Aim:
Leaving out the pictures, retype the lines from the beginning of the listing through the line containing "2.57, 2.56, 2.56]".

Exercise materials:
------------------------------

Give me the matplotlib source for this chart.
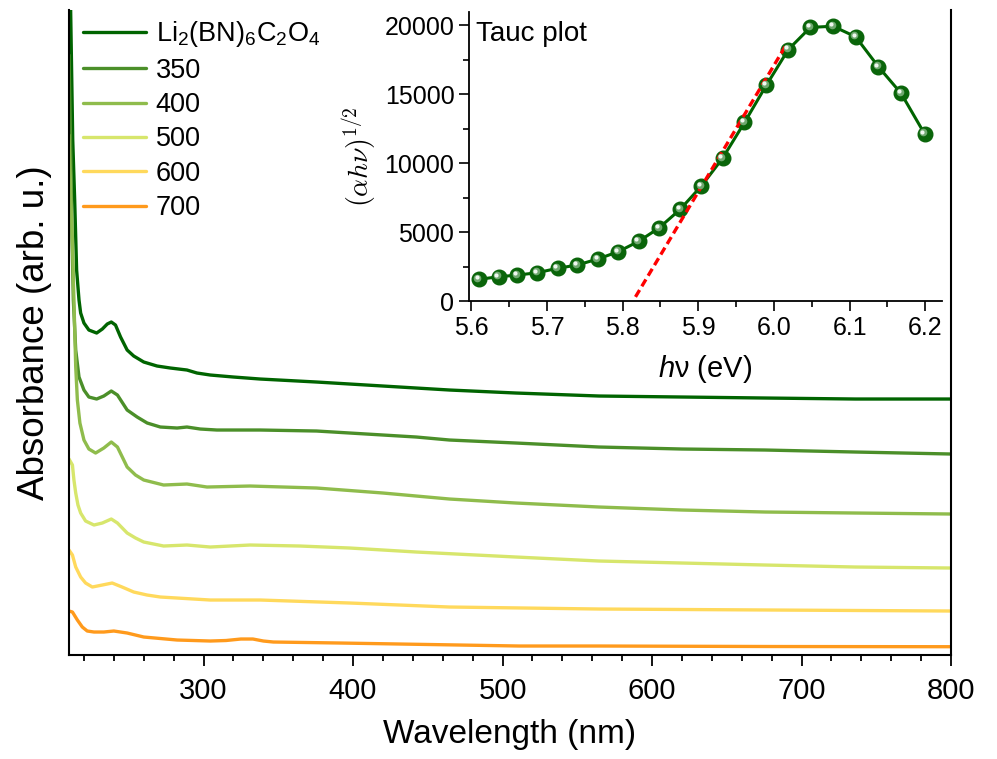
import matplotlib
matplotlib.use('Agg')
import matplotlib.pyplot as plt
import matplotlib.transforms as mtransforms

plt.rcParams['font.family'] = ['Liberation Sans', 'DejaVu Sans']
plt.rcParams['mathtext.fontset'] = 'custom'
plt.rcParams['mathtext.rm'] = 'Liberation Sans'
plt.rcParams['mathtext.it'] = 'Liberation Sans:italic'

# UV-vis spectra (arbitrary absorbance units)
labels = [r'Li$_2$(BN)$_6$C$_2$O$_4$', '350', '400', '500', '600', '700']
colors = ['#006400', '#4b8f29', '#8fbc4c', '#d7e66c', '#ffd95c', '#ff9a1c']

wl_1 = [210, 211.1, 212.5, 213.8, 215.1, 216.7, 217.8, 220.0, 223.3, 228.5, 232.3,
        235.6, 238.3, 241.1, 244.5, 248.9, 253.3, 260, 268.9, 277.8, 288.9, 295.6,
        304.5, 320, 337.8, 375.6, 420, 464.5, 508.9, 564.5, 620, 675.6, 736, 800]
abs_1 = [7.6, 6.45, 5.15, 4.55, 3.85, 3.55, 3.42, 3.32, 3.25, 3.22, 3.26,
         3.31, 3.33, 3.30, 3.18, 3.05, 2.99, 2.93, 2.89, 2.87, 2.85, 2.82,
         2.80, 2.78, 2.76, 2.73, 2.69, 2.65, 2.62, 2.59, 2.58, 2.57, 2.56, 2.56]

wl_2 = [210, 211.2, 212.0, 212.9, 214.5, 216.7, 220.0, 223.3, 228.5, 233.3, 238.3,
        242.4, 248.9, 255.6, 262.3, 271.1, 282.3, 288.9, 297.8, 308.9, 337.8, 375.6,
        397.8, 442.3, 464.5, 508.9, 564.5, 620, 675.6, 736, 800]
abs_2 = [6.0, 5.0, 4.2, 3.55, 3.05, 2.78, 2.65, 2.58, 2.56, 2.59, 2.64,
         2.60, 2.45, 2.38, 2.32, 2.28, 2.27, 2.28, 2.26, 2.25, 2.25, 2.24,
         2.22, 2.18, 2.15, 2.12, 2.08, 2.06, 2.05, 2.03, 2.01]

wl_3 = [210, 211.2, 212.3, 213.3, 214.5, 215.6, 217.3, 220.0, 223.3, 227.8, 233.3,
        238.3, 242.4, 248.9, 254.5, 260, 273.3, 288.9, 302.3, 331.1, 375.6, 420,
        464.5, 508.9, 564.5, 620, 675.6, 736, 800]
abs_3 = [5.2, 4.6, 4.1, 3.55, 2.88, 2.55, 2.32, 2.15, 2.06, 2.02, 2.07,
         2.13, 2.08, 1.88, 1.80, 1.75, 1.70, 1.71, 1.68, 1.69, 1.67, 1.62,
         1.56, 1.52, 1.48, 1.45, 1.43, 1.42, 1.41]

wl_4 = [210, 212.3, 213.3, 214.5, 216.0, 217.8, 221.1, 226.7, 232.3, 238.3, 242.4,
        248.9, 254.5, 260, 273.3, 288.9, 304.5, 331.1, 364.4, 397.8, 442.3, 508.9,
        564.5, 620, 675.6, 736, 800]
abs_4 = [1.96, 1.90, 1.75, 1.62, 1.50, 1.42, 1.34, 1.30, 1.32, 1.36, 1.32,
         1.22, 1.17, 1.13, 1.09, 1.10, 1.08, 1.10, 1.09, 1.07, 1.03, 0.98,
         0.94, 0.92, 0.90, 0.88, 0.87]

wl_5 = [210, 212.3, 214.5, 217.8, 221.1, 225.6, 232.3, 238.9, 245.5, 253.3, 262.2,
        271.1, 304.5, 337.8, 397.8, 464.5, 564.5, 680, 800]
abs_5 = [1.05, 1.00, 0.88, 0.78, 0.72, 0.68, 0.70, 0.72, 0.68, 0.63, 0.60,
         0.58, 0.55, 0.55, 0.52, 0.48, 0.46, 0.45, 0.44]

wl_6 = [210, 212.3, 215.6, 218.9, 222.2, 226.7, 233.3, 240, 248.9, 260, 282.3,
        304.5, 315, 325, 333, 340, 346.7, 391.1, 511.1, 564.5, 680, 800]
abs_6 = [0.44, 0.43, 0.35, 0.28, 0.24, 0.23, 0.23, 0.24, 0.22, 0.18, 0.15,
         0.14, 0.145, 0.16, 0.16, 0.14, 0.13, 0.12, 0.09, 0.09, 0.085, 0.083]

# Tauc plot data
tauc_e = [5.610, 5.636, 5.661, 5.687, 5.714, 5.740, 5.767, 5.794, 5.821, 5.848, 5.876,
          5.904, 5.932, 5.961, 5.990, 6.019, 6.048, 6.078, 6.108, 6.138, 6.168, 6.199]
tauc_y = [1570, 1760, 1880, 2050, 2370, 2610, 3040, 3570, 4320, 5290, 6640,
          8330, 10340, 12940, 15650, 18230, 19830, 19920, 19150, 16980, 15050, 12120]
fit_e = [5.817, 6.016]
fit_y = [300, 18550]

spectra = [(wl_1, abs_1), (wl_2, abs_2), (wl_3, abs_3),
           (wl_4, abs_4), (wl_5, abs_5), (wl_6, abs_6)]

fig = plt.figure(figsize=(9.97, 7.59), dpi=100)
ax = fig.add_axes([0.0692, 0.137, 0.8847, 0.8498])

for (wl, ab), c, lab in zip(spectra, colors, labels):
    ax.plot(wl, ab, color=c, lw=2.4, label=lab, solid_joinstyle='round',
            solid_capstyle='round')

ax.set_xlim(210, 800)
ax.set_ylim(0, 6.45)
ax.set_xticks([300, 400, 500, 600, 700, 800])
ax.set_xticks(range(220, 800, 20), minor=True)
ax.set_yticks([])
ax.spines['top'].set_visible(False)
for s in ['left', 'bottom', 'right']:
    ax.spines[s].set_linewidth(1.5)
ax.tick_params(axis='x', which='major', direction='out', length=8, width=1.3,
               labelsize=21, pad=8)
ax.tick_params(axis='x', which='minor', direction='out', length=4, width=1.3)
ax.set_xlabel('Wavelength (nm)', fontsize=24, labelpad=10)
ax.set_ylabel('Absorbance (arb. u.)', fontsize=26.5, labelpad=12)

ax.legend(loc='upper left', bbox_to_anchor=(-0.006, 1.015), frameon=False,
          fontsize=19.5, handlelength=2.35, handletextpad=0.35, labelspacing=0.31,
          borderaxespad=0.3)

# inset Tauc plot
ins = fig.add_axes([0.4704, 0.6034, 0.4744, 0.3808])
ins.plot(fit_e, fit_y, color='red', lw=2.4, dashes=(2.4, 1.3), zorder=4)
ins.plot(tauc_e, tauc_y, color='#006400', lw=2.2, marker='o', ms=10.5,
         mfc='#0a650a', mec='#0a650a', zorder=3)
hl1 = mtransforms.offset_copy(ins.transData, fig=fig, x=-1.0, y=1.0, units='points')
hl2 = mtransforms.offset_copy(ins.transData, fig=fig, x=-1.5, y=1.5, units='points')
ins.plot(tauc_e, tauc_y, ls='none', marker='o', ms=5.5, mfc='#6fa86f', mec='none',
         transform=hl1, zorder=5)
ins.plot(tauc_e, tauc_y, ls='none', marker='o', ms=3.0, mfc='#f0f7f0', mec='none',
         transform=hl2, zorder=6)

ins.set_xlim(5.597, 6.222)
ins.set_ylim(0, 20950)
ins.set_xticks([5.6, 5.7, 5.8, 5.9, 6.0, 6.1, 6.2])
ins.set_xticklabels(['5.6', '5.7', '5.8', '5.9', '6.0', '6.1', '6.2'])
ins.set_xticks([5.65, 5.75, 5.85, 5.95, 6.05, 6.15], minor=True)
ins.set_yticks([0, 5000, 10000, 15000, 20000])
ins.set_yticks([2500, 7500, 12500, 17500], minor=True)
ins.spines['top'].set_visible(False)
ins.spines['right'].set_visible(False)
for s in ['left', 'bottom']:
    ins.spines[s].set_linewidth(1.3)
ins.tick_params(which='major', direction='out', length=7, width=1.2, labelsize=18)
ins.tick_params(which='minor', direction='out', length=4, width=1.2)
ins.set_xlabel(r'$h$ν (eV)', fontsize=21, labelpad=10)
ins.set_ylabel(r'$(\alpha h\nu)^{1/2}$', fontsize=20, math_fontfamily='cm', labelpad=4)
ins.text(0.015, 0.97, 'Tauc plot', transform=ins.transAxes, fontsize=20,
         ha='left', va='top')
ins.patch.set_alpha(0)

fig.savefig('out.png', dpi=100)
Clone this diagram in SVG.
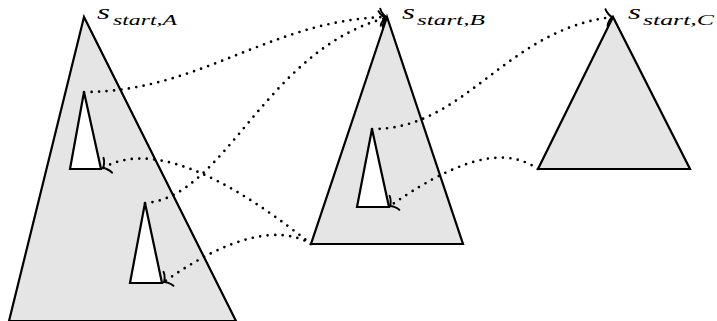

------------------------------

Response:
Give me the matplotlib source for this chart.
import matplotlib
matplotlib.use('Agg')
import matplotlib.pyplot as plt
import matplotlib.transforms as mtransforms

plt.rcParams['font.family'] = ['Liberation Sans', 'DejaVu Sans']
plt.rcParams['mathtext.fontset'] = 'custom'
plt.rcParams['mathtext.rm'] = 'Liberation Sans'
plt.rcParams['mathtext.it'] = 'Liberation Sans:italic'

# UV-vis spectra (arbitrary absorbance units)
labels = [r'Li$_2$(BN)$_6$C$_2$O$_4$', '350', '400', '500', '600', '700']
colors = ['#006400', '#4b8f29', '#8fbc4c', '#d7e66c', '#ffd95c', '#ff9a1c']

wl_1 = [210, 211.1, 212.5, 213.8, 215.1, 216.7, 217.8, 220.0, 223.3, 228.5, 232.3,
        235.6, 238.3, 241.1, 244.5, 248.9, 253.3, 260, 268.9, 277.8, 288.9, 295.6,
        304.5, 320, 337.8, 375.6, 420, 464.5, 508.9, 564.5, 620, 675.6, 736, 800]
abs_1 = [7.6, 6.45, 5.15, 4.55, 3.85, 3.55, 3.42, 3.32, 3.25, 3.22, 3.26,
         3.31, 3.33, 3.30, 3.18, 3.05, 2.99, 2.93, 2.89, 2.87, 2.85, 2.82,
         2.80, 2.78, 2.76, 2.73, 2.69, 2.65, 2.62, 2.59, 2.58, 2.57, 2.56, 2.56]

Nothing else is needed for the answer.